Play on the easiest level.  Expect to play ten games before you start going, "Ah ha! That's why they said each race plays differently".  Since each game lasts many hours (unless you get stomped), we're talking that much of an investment of time.

To be fair, I think that's part of the fun.  It's not like you must play for 50 hours before you can do anything fun, it's just that once you attack the Ljosalfar and they suddenly pull a hundred Tigers out of their asses you can deal with it on easy difficulty and it becomes a reasonable challenge to overcome.  And you know to watch for that when you bump into them again on Noble.

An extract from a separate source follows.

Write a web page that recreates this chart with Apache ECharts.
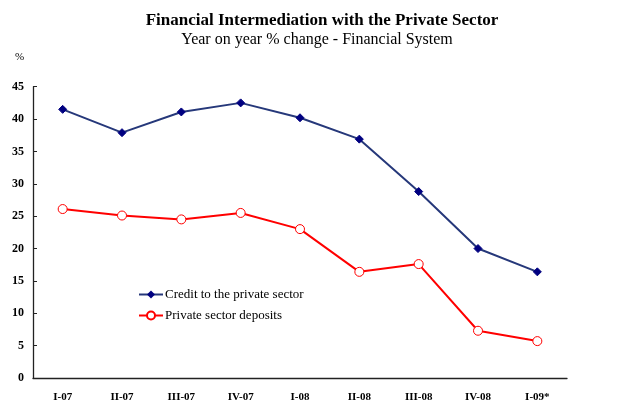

I don't know that being masterful at Civ is really necessary to enjoy the game, beyond knowing the mechanics behind settlers and culture and so on, which you can pick up from FfH about as easily as you can from vanilla Civ. I agree that it's more complicated than base Civ (the magic system especially) but I would say it's definitely still worth playing.

I would as well.

Recently someone posted in this thread, "I don't get it!  This game isn't special at all!  Y'all are morons!"  (ok, not exactly like that).  I felt like they played it two or three times (maybe once), probably not being a fan of strategy games to begin with, and decided that FFH2 wasn't all that.  My point above was this - if you want to figure out why this special cocktail is so delicious, you're going to have to put some time into to get the nuance of how all the pieces come together.  A game or two won't do that for you.